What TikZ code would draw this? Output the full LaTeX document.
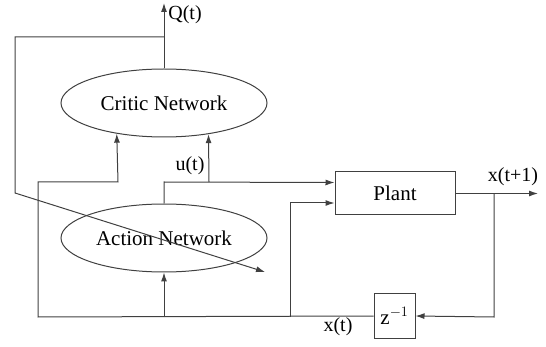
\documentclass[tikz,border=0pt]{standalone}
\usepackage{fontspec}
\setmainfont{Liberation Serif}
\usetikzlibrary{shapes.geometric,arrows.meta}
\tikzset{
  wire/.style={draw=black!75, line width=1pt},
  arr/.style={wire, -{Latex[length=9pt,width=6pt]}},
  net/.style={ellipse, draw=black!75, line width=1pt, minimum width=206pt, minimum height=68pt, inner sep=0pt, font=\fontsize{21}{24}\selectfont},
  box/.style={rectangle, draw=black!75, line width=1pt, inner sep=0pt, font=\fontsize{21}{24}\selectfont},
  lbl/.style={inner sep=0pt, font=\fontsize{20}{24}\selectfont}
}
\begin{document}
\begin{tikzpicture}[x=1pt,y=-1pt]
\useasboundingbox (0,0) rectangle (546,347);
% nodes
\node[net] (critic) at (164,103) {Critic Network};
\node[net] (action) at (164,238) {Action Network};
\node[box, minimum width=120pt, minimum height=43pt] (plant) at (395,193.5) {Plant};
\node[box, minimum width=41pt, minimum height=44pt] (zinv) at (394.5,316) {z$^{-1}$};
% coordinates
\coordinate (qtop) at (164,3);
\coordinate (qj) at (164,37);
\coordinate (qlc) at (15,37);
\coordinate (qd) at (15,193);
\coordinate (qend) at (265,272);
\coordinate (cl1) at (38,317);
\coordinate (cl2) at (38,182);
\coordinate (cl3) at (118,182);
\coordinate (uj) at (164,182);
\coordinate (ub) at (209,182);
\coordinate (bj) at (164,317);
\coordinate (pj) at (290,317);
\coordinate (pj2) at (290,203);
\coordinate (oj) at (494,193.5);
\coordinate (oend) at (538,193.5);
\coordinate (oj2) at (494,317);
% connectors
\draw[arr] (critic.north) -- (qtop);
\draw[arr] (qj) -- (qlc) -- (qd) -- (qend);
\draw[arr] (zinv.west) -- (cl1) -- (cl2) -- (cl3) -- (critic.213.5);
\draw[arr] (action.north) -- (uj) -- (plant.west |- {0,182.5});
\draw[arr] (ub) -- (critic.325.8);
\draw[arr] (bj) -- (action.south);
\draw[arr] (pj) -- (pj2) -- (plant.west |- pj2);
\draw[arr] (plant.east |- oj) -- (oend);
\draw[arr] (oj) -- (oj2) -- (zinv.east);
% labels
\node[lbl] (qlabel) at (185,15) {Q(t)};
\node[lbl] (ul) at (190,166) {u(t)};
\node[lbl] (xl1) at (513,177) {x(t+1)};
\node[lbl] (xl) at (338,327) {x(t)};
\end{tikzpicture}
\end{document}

......

### TASK OBJECTIVE
Transcribe the listing in full. Omit the pictures and keep every line exact.

### FINISHED ANSWER
What TikZ code would draw this? Output the full LaTeX document.
\documentclass[tikz,border=0pt]{standalone}
\usepackage{fontspec}
\setmainfont{Liberation Serif}
\usetikzlibrary{shapes.geometric,arrows.meta}
\tikzset{
  wire/.style={draw=black!75, line width=1pt},
  arr/.style={wire, -{Latex[length=9pt,width=6pt]}},
  net/.style={ellipse, draw=black!75, line width=1pt, minimum width=206pt, minimum height=68pt, inner sep=0pt, font=\fontsize{21}{24}\selectfont},
  box/.style={rectangle, draw=black!75, line width=1pt, inner sep=0pt, font=\fontsize{21}{24}\selectfont},
  lbl/.style={inner sep=0pt, font=\fontsize{20}{24}\selectfont}
}
\begin{document}
\begin{tikzpicture}[x=1pt,y=-1pt]
\useasboundingbox (0,0) rectangle (546,347);
% nodes
\node[net] (critic) at (164,103) {Critic Network};
\node[net] (action) at (164,238) {Action Network};
\node[box, minimum width=120pt, minimum height=43pt] (plant) at (395,193.5) {Plant};
\node[box, minimum width=41pt, minimum height=44pt] (zinv) at (394.5,316) {z$^{-1}$};
% coordinates
\coordinate (qtop) at (164,3);
\coordinate (qj) at (164,37);
\coordinate (qlc) at (15,37);
\coordinate (qd) at (15,193);
\coordinate (qend) at (265,272);
\coordinate (cl1) at (38,317);
\coordinate (cl2) at (38,182);
\coordinate (cl3) at (118,182);
\coordinate (uj) at (164,182);
\coordinate (ub) at (209,182);
\coordinate (bj) at (164,317);
\coordinate (pj) at (290,317);
\coordinate (pj2) at (290,203);
\coordinate (oj) at (494,193.5);
\coordinate (oend) at (538,193.5);
\coordinate (oj2) at (494,317);
% connectors
\draw[arr] (critic.north) -- (qtop);
\draw[arr] (qj) -- (qlc) -- (qd) -- (qend);
\draw[arr] (zinv.west) -- (cl1) -- (cl2) -- (cl3) -- (critic.213.5);
\draw[arr] (action.north) -- (uj) -- (plant.west |- {0,182.5});
\draw[arr] (ub) -- (critic.325.8);
\draw[arr] (bj) -- (action.south);
\draw[arr] (pj) -- (pj2) -- (plant.west |- pj2);
\draw[arr] (plant.east |- oj) -- (oend);
\draw[arr] (oj) -- (oj2) -- (zinv.east);
% labels
\node[lbl] (qlabel) at (185,15) {Q(t)};
\node[lbl] (ul) at (190,166) {u(t)};
\node[lbl] (xl1) at (513,177) {x(t+1)};
\node[lbl] (xl) at (338,327) {x(t)};
\end{tikzpicture}
\end{document}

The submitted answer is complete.